#### What is asked
Write out the material exactly, with the pictures left out.

+++ Material +++

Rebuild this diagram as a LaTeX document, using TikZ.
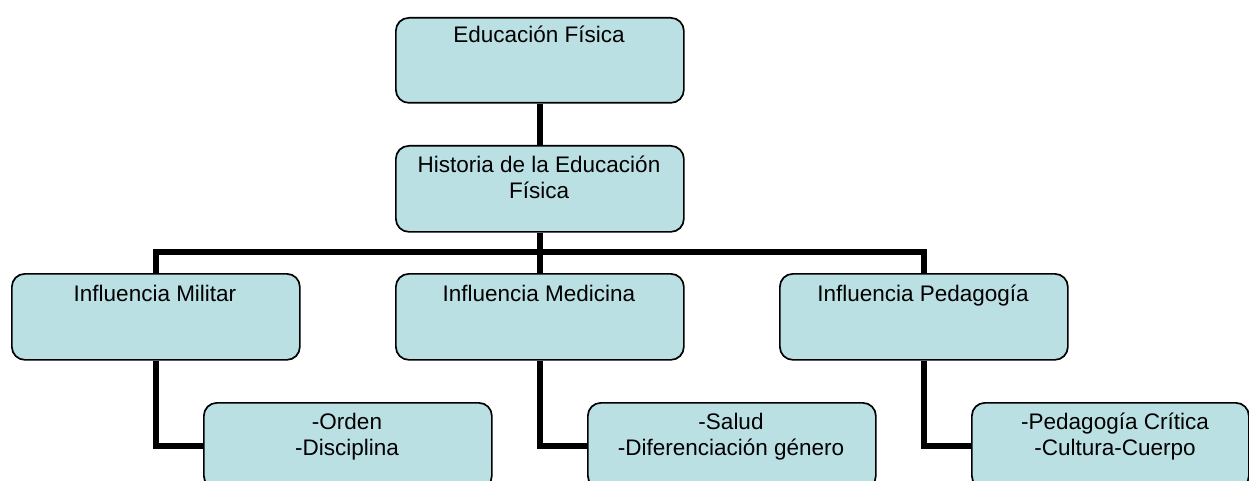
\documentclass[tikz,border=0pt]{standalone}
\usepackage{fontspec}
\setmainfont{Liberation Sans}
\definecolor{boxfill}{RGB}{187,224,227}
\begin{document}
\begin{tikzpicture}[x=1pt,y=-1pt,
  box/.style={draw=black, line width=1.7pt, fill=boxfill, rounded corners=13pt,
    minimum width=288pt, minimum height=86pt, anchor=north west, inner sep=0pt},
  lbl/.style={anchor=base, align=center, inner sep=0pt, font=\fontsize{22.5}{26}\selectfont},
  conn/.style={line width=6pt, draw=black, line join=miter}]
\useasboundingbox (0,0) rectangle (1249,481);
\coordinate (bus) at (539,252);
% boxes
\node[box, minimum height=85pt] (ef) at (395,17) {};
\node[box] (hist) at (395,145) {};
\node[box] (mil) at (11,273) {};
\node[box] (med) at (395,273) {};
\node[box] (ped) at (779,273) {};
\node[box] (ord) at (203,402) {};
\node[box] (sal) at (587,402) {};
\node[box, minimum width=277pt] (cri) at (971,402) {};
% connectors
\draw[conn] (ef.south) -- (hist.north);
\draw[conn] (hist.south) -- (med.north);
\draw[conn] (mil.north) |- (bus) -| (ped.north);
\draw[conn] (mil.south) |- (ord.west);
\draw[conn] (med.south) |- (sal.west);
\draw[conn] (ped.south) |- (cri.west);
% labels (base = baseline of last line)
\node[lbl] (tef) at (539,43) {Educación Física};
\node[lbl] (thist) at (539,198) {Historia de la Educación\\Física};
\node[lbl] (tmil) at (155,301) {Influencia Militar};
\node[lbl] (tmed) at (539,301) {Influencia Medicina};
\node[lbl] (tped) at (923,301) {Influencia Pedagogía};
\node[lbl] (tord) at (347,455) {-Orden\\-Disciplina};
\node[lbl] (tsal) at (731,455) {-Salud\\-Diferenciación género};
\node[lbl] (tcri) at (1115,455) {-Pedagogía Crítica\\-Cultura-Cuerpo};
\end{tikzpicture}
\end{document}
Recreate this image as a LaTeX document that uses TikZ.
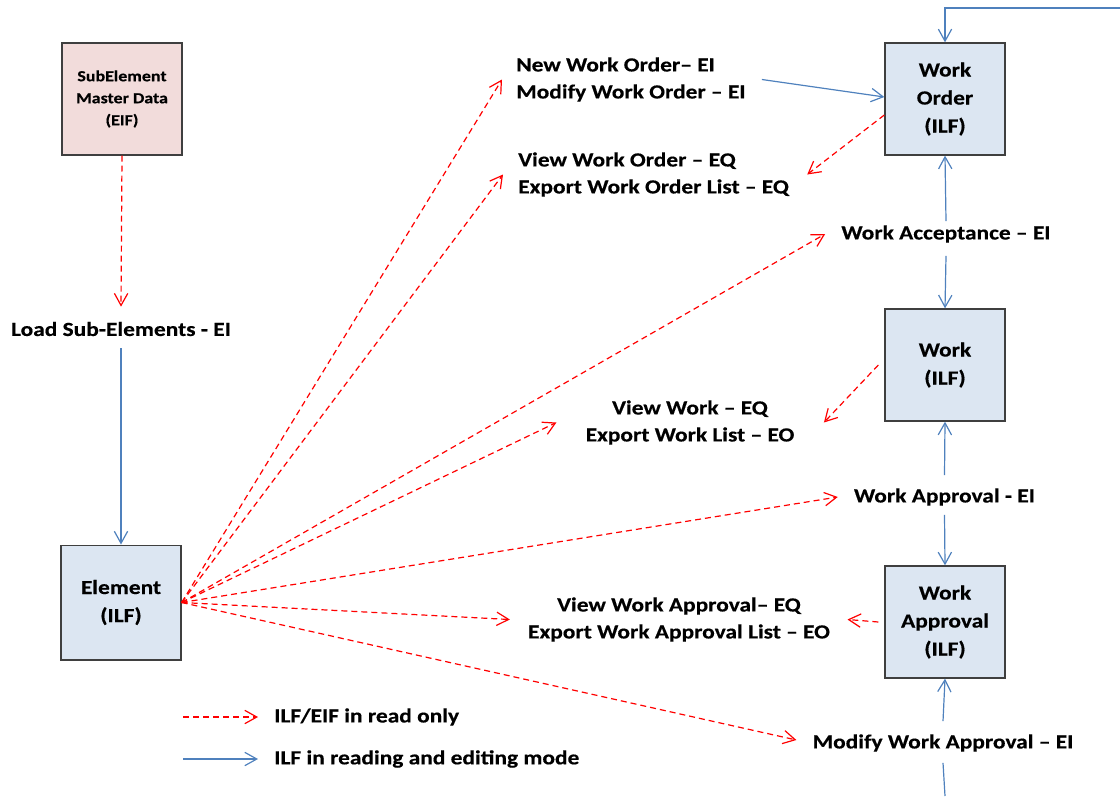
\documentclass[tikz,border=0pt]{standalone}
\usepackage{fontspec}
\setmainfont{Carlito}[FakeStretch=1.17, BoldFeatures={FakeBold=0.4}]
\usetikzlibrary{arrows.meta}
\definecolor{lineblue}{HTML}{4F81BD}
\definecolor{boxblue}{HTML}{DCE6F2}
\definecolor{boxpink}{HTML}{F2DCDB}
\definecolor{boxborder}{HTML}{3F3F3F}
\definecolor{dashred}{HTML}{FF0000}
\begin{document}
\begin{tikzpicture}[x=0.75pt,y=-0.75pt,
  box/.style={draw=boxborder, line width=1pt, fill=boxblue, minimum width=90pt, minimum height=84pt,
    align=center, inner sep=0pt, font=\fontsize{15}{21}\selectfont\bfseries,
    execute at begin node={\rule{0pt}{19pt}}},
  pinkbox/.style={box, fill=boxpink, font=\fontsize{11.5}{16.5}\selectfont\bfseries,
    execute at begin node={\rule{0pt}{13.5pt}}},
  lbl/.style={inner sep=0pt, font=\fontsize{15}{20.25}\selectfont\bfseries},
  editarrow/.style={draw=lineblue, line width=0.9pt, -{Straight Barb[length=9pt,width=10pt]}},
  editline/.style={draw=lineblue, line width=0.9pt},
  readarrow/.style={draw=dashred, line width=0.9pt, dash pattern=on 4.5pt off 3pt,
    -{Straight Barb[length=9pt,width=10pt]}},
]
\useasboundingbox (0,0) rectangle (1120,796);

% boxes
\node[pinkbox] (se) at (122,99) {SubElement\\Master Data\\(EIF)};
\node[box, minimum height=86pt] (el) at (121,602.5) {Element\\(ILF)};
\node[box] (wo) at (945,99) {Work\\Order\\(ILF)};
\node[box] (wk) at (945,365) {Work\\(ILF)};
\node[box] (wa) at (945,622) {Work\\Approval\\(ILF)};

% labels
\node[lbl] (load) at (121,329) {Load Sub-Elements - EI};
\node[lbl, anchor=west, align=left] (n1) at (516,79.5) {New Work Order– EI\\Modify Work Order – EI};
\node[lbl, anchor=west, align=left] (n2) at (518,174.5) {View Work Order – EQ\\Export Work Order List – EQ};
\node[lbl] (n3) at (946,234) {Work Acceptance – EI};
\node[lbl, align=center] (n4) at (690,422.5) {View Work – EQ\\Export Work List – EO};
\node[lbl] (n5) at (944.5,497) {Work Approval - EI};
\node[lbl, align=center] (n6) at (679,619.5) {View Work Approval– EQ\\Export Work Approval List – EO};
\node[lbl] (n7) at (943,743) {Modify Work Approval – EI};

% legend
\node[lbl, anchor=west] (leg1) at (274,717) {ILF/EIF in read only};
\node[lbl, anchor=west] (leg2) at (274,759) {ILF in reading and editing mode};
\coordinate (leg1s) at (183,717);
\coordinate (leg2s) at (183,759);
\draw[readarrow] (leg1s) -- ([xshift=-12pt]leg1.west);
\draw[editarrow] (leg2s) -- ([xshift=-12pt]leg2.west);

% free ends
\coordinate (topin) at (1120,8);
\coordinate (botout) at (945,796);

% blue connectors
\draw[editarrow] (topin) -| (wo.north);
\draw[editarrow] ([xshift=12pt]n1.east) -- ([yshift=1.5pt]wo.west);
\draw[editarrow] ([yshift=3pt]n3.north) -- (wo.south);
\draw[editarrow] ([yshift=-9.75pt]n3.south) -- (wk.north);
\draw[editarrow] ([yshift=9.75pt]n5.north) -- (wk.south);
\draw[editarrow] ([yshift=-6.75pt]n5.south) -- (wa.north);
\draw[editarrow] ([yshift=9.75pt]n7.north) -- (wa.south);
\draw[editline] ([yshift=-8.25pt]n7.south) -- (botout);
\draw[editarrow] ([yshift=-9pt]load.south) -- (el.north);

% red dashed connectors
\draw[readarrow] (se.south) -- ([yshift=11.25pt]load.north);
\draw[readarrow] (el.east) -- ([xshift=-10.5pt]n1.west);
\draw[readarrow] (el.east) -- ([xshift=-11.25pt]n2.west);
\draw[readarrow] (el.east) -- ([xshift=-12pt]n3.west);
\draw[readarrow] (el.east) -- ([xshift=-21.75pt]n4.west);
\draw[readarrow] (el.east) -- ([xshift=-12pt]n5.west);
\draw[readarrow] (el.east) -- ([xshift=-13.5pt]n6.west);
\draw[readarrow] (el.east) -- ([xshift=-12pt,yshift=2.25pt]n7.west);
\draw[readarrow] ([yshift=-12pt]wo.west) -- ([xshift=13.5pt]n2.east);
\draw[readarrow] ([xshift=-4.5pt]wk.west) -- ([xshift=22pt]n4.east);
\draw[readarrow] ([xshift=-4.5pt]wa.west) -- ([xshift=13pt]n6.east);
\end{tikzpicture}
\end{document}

+++

#### Solution to this task
Rebuild this diagram as a LaTeX document, using TikZ.
\documentclass[tikz,border=0pt]{standalone}
\usepackage{fontspec}
\setmainfont{Liberation Sans}
\definecolor{boxfill}{RGB}{187,224,227}
\begin{document}
\begin{tikzpicture}[x=1pt,y=-1pt,
  box/.style={draw=black, line width=1.7pt, fill=boxfill, rounded corners=13pt,
    minimum width=288pt, minimum height=86pt, anchor=north west, inner sep=0pt},
  lbl/.style={anchor=base, align=center, inner sep=0pt, font=\fontsize{22.5}{26}\selectfont},
  conn/.style={line width=6pt, draw=black, line join=miter}]
\useasboundingbox (0,0) rectangle (1249,481);
\coordinate (bus) at (539,252);
% boxes
\node[box, minimum height=85pt] (ef) at (395,17) {};
\node[box] (hist) at (395,145) {};
\node[box] (mil) at (11,273) {};
\node[box] (med) at (395,273) {};
\node[box] (ped) at (779,273) {};
\node[box] (ord) at (203,402) {};
\node[box] (sal) at (587,402) {};
\node[box, minimum width=277pt] (cri) at (971,402) {};
% connectors
\draw[conn] (ef.south) -- (hist.north);
\draw[conn] (hist.south) -- (med.north);
\draw[conn] (mil.north) |- (bus) -| (ped.north);
\draw[conn] (mil.south) |- (ord.west);
\draw[conn] (med.south) |- (sal.west);
\draw[conn] (ped.south) |- (cri.west);
% labels (base = baseline of last line)
\node[lbl] (tef) at (539,43) {Educación Física};
\node[lbl] (thist) at (539,198) {Historia de la Educación\\Física};
\node[lbl] (tmil) at (155,301) {Influencia Militar};
\node[lbl] (tmed) at (539,301) {Influencia Medicina};
\node[lbl] (tped) at (923,301) {Influencia Pedagogía};
\node[lbl] (tord) at (347,455) {-Orden\\-Disciplina};
\node[lbl] (tsal) at (731,455) {-Salud\\-Diferenciación género};
\node[lbl] (tcri) at (1115,455) {-Pedagogía Crítica\\-Cultura-Cuerpo};
\end{tikzpicture}
\end{document}
Recreate this image as a LaTeX document that uses TikZ.
\documentclass[tikz,border=0pt]{standalone}
\usepackage{fontspec}
\setmainfont{Carlito}[FakeStretch=1.17, BoldFeatures={FakeBold=0.4}]
\usetikzlibrary{arrows.meta}
\definecolor{lineblue}{HTML}{4F81BD}
\definecolor{boxblue}{HTML}{DCE6F2}
\definecolor{boxpink}{HTML}{F2DCDB}
\definecolor{boxborder}{HTML}{3F3F3F}
\definecolor{dashred}{HTML}{FF0000}
\begin{document}
\begin{tikzpicture}[x=0.75pt,y=-0.75pt,
  box/.style={draw=boxborder, line width=1pt, fill=boxblue, minimum width=90pt, minimum height=84pt,
    align=center, inner sep=0pt, font=\fontsize{15}{21}\selectfont\bfseries,
    execute at begin node={\rule{0pt}{19pt}}},
  pinkbox/.style={box, fill=boxpink, font=\fontsize{11.5}{16.5}\selectfont\bfseries,
    execute at begin node={\rule{0pt}{13.5pt}}},
  lbl/.style={inner sep=0pt, font=\fontsize{15}{20.25}\selectfont\bfseries},
  editarrow/.style={draw=lineblue, line width=0.9pt, -{Straight Barb[length=9pt,width=10pt]}},
  editline/.style={draw=lineblue, line width=0.9pt},
  readarrow/.style={draw=dashred, line width=0.9pt, dash pattern=on 4.5pt off 3pt,
    -{Straight Barb[length=9pt,width=10pt]}},
]
\useasboundingbox (0,0) rectangle (1120,796);

% boxes
\node[pinkbox] (se) at (122,99) {SubElement\\Master Data\\(EIF)};
\node[box, minimum height=86pt] (el) at (121,602.5) {Element\\(ILF)};
\node[box] (wo) at (945,99) {Work\\Order\\(ILF)};
\node[box] (wk) at (945,365) {Work\\(ILF)};
\node[box] (wa) at (945,622) {Work\\Approval\\(ILF)};

% labels
\node[lbl] (load) at (121,329) {Load Sub-Elements - EI};
\node[lbl, anchor=west, align=left] (n1) at (516,79.5) {New Work Order– EI\\Modify Work Order – EI};
\node[lbl, anchor=west, align=left] (n2) at (518,174.5) {View Work Order – EQ\\Export Work Order List – EQ};
\node[lbl] (n3) at (946,234) {Work Acceptance – EI};
\node[lbl, align=center] (n4) at (690,422.5) {View Work – EQ\\Export Work List – EO};
\node[lbl] (n5) at (944.5,497) {Work Approval - EI};
\node[lbl, align=center] (n6) at (679,619.5) {View Work Approval– EQ\\Export Work Approval List – EO};
\node[lbl] (n7) at (943,743) {Modify Work Approval – EI};

% legend
\node[lbl, anchor=west] (leg1) at (274,717) {ILF/EIF in read only};
\node[lbl, anchor=west] (leg2) at (274,759) {ILF in reading and editing mode};
\coordinate (leg1s) at (183,717);
\coordinate (leg2s) at (183,759);
\draw[readarrow] (leg1s) -- ([xshift=-12pt]leg1.west);
\draw[editarrow] (leg2s) -- ([xshift=-12pt]leg2.west);

% free ends
\coordinate (topin) at (1120,8);
\coordinate (botout) at (945,796);

% blue connectors
\draw[editarrow] (topin) -| (wo.north);
\draw[editarrow] ([xshift=12pt]n1.east) -- ([yshift=1.5pt]wo.west);
\draw[editarrow] ([yshift=3pt]n3.north) -- (wo.south);
\draw[editarrow] ([yshift=-9.75pt]n3.south) -- (wk.north);
\draw[editarrow] ([yshift=9.75pt]n5.north) -- (wk.south);
\draw[editarrow] ([yshift=-6.75pt]n5.south) -- (wa.north);
\draw[editarrow] ([yshift=9.75pt]n7.north) -- (wa.south);
\draw[editline] ([yshift=-8.25pt]n7.south) -- (botout);
\draw[editarrow] ([yshift=-9pt]load.south) -- (el.north);

% red dashed connectors
\draw[readarrow] (se.south) -- ([yshift=11.25pt]load.north);
\draw[readarrow] (el.east) -- ([xshift=-10.5pt]n1.west);
\draw[readarrow] (el.east) -- ([xshift=-11.25pt]n2.west);
\draw[readarrow] (el.east) -- ([xshift=-12pt]n3.west);
\draw[readarrow] (el.east) -- ([xshift=-21.75pt]n4.west);
\draw[readarrow] (el.east) -- ([xshift=-12pt]n5.west);
\draw[readarrow] (el.east) -- ([xshift=-13.5pt]n6.west);
\draw[readarrow] (el.east) -- ([xshift=-12pt,yshift=2.25pt]n7.west);
\draw[readarrow] ([yshift=-12pt]wo.west) -- ([xshift=13.5pt]n2.east);
\draw[readarrow] ([xshift=-4.5pt]wk.west) -- ([xshift=22pt]n4.east);
\draw[readarrow] ([xshift=-4.5pt]wa.west) -- ([xshift=13pt]n6.east);
\end{tikzpicture}
\end{document}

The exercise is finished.